_Task to carry out_. Quote from the first line below through the line that contains "wasp larva egression</text>", both included, and leave the pictures out.

_Dataset extract_.

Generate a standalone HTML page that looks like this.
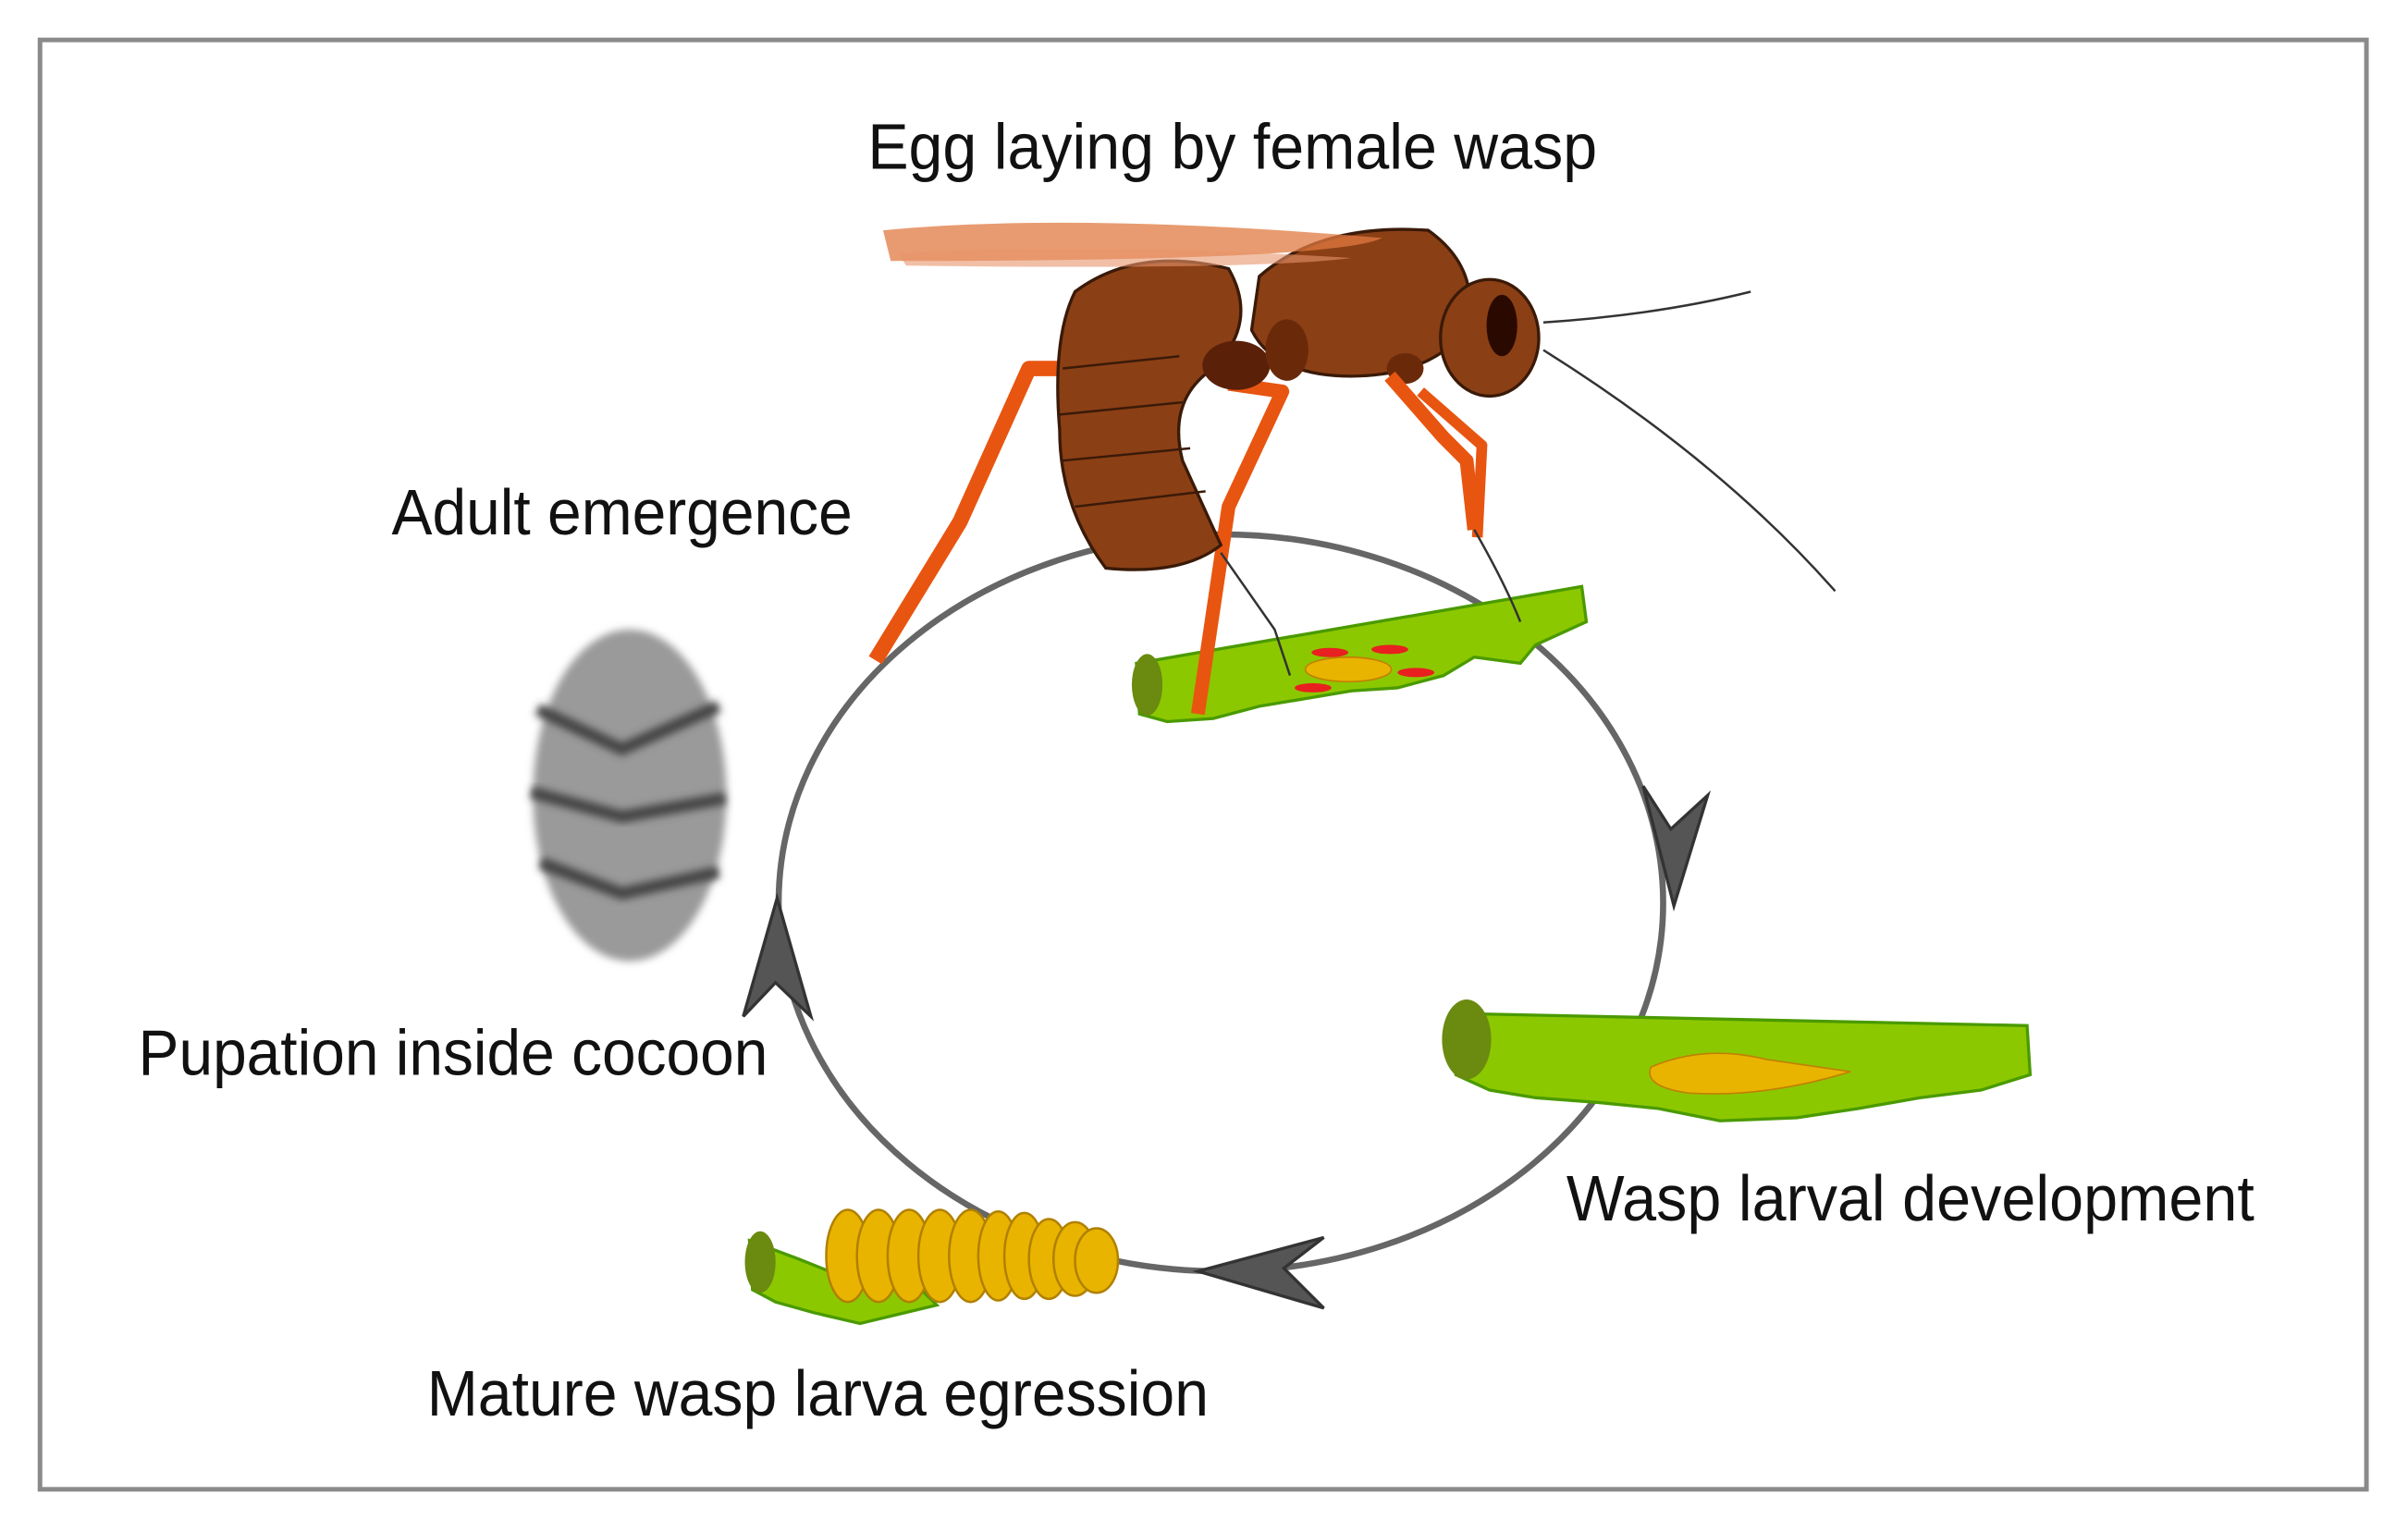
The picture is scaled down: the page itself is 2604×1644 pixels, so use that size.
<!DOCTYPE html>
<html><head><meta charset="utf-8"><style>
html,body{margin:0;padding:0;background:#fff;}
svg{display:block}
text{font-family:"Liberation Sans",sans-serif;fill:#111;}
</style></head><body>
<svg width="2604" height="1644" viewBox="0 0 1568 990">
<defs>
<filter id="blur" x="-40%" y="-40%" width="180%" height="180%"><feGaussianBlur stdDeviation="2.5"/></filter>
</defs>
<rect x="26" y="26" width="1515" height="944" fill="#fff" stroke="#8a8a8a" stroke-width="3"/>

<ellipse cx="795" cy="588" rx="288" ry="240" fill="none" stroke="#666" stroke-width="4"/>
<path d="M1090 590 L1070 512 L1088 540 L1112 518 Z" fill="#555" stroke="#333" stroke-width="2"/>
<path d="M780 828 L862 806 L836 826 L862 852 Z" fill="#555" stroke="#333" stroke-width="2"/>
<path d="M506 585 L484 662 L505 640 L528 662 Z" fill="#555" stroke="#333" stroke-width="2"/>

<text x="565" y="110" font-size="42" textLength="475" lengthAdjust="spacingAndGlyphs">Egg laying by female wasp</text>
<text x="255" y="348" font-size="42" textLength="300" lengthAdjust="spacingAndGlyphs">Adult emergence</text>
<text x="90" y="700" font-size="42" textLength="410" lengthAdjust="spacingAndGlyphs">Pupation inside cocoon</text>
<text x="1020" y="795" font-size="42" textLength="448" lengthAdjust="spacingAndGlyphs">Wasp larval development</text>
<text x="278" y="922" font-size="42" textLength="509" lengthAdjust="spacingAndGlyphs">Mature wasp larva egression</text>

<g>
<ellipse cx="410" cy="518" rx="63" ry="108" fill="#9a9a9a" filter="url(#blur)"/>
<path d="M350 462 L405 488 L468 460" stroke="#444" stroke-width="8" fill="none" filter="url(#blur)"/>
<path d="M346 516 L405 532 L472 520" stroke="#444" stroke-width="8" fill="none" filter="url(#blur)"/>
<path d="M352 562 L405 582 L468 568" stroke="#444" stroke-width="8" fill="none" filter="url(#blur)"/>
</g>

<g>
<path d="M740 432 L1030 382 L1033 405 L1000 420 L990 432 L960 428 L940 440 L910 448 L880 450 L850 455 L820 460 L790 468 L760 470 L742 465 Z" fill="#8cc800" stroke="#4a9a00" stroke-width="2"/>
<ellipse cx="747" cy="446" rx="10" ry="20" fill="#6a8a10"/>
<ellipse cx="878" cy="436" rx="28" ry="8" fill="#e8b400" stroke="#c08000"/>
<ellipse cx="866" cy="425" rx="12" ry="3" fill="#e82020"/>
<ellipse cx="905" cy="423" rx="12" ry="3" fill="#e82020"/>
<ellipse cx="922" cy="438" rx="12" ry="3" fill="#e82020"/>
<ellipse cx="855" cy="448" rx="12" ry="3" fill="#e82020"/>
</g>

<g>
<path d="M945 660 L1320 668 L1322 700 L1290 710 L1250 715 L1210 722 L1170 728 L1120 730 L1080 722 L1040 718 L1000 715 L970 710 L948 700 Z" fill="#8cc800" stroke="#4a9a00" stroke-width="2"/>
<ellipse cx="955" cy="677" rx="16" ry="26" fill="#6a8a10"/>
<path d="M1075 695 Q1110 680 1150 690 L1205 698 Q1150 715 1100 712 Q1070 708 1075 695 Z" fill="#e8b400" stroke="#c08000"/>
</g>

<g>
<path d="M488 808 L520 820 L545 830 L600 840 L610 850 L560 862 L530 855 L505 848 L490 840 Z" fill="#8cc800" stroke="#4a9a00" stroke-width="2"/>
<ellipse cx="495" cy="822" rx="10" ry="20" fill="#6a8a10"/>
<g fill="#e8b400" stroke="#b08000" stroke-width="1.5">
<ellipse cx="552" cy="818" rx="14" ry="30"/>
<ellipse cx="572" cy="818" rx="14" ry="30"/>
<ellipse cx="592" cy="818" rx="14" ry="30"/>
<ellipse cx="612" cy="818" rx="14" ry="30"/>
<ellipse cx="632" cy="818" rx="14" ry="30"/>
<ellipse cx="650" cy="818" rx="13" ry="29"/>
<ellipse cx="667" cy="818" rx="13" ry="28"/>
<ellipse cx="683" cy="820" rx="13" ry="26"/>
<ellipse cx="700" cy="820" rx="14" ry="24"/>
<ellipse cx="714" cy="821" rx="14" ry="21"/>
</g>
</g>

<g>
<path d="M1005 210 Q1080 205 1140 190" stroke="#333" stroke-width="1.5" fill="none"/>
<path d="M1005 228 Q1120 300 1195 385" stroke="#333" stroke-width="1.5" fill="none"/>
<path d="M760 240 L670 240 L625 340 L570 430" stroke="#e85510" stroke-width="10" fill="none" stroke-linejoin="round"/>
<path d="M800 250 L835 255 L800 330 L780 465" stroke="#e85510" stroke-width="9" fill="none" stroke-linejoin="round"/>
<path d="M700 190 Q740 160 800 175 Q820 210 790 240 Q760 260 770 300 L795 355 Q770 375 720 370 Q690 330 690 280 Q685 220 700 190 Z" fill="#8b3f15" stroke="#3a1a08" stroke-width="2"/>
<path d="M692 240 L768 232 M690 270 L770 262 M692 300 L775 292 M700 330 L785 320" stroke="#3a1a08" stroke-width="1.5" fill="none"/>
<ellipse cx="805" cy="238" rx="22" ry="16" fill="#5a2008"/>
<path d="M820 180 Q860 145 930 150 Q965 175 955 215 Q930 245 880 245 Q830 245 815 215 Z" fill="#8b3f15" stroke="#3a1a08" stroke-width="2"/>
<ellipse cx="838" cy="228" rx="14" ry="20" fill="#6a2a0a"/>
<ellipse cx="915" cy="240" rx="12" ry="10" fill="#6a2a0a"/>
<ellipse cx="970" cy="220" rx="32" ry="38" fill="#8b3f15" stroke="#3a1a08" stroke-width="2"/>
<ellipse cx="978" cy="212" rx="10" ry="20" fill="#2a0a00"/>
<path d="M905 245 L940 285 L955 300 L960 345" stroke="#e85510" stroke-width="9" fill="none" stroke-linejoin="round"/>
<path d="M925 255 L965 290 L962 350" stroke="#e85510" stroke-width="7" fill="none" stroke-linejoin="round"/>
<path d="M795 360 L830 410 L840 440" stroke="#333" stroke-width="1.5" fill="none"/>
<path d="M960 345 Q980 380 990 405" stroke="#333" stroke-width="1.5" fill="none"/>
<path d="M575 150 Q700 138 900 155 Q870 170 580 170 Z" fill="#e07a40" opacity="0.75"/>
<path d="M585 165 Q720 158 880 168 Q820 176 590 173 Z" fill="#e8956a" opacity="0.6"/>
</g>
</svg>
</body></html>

_Exercise solution_.
Generate a standalone HTML page that looks like this.
The picture is scaled down: the page itself is 2604×1644 pixels, so use that size.
<!DOCTYPE html>
<html><head><meta charset="utf-8"><style>
html,body{margin:0;padding:0;background:#fff;}
svg{display:block}
text{font-family:"Liberation Sans",sans-serif;fill:#111;}
</style></head><body>
<svg width="2604" height="1644" viewBox="0 0 1568 990">
<defs>
<filter id="blur" x="-40%" y="-40%" width="180%" height="180%"><feGaussianBlur stdDeviation="2.5"/></filter>
</defs>
<rect x="26" y="26" width="1515" height="944" fill="#fff" stroke="#8a8a8a" stroke-width="3"/>

<ellipse cx="795" cy="588" rx="288" ry="240" fill="none" stroke="#666" stroke-width="4"/>
<path d="M1090 590 L1070 512 L1088 540 L1112 518 Z" fill="#555" stroke="#333" stroke-width="2"/>
<path d="M780 828 L862 806 L836 826 L862 852 Z" fill="#555" stroke="#333" stroke-width="2"/>
<path d="M506 585 L484 662 L505 640 L528 662 Z" fill="#555" stroke="#333" stroke-width="2"/>

<text x="565" y="110" font-size="42" textLength="475" lengthAdjust="spacingAndGlyphs">Egg laying by female wasp</text>
<text x="255" y="348" font-size="42" textLength="300" lengthAdjust="spacingAndGlyphs">Adult emergence</text>
<text x="90" y="700" font-size="42" textLength="410" lengthAdjust="spacingAndGlyphs">Pupation inside cocoon</text>
<text x="1020" y="795" font-size="42" textLength="448" lengthAdjust="spacingAndGlyphs">Wasp larval development</text>
<text x="278" y="922" font-size="42" textLength="509" lengthAdjust="spacingAndGlyphs">Mature wasp larva egression</text>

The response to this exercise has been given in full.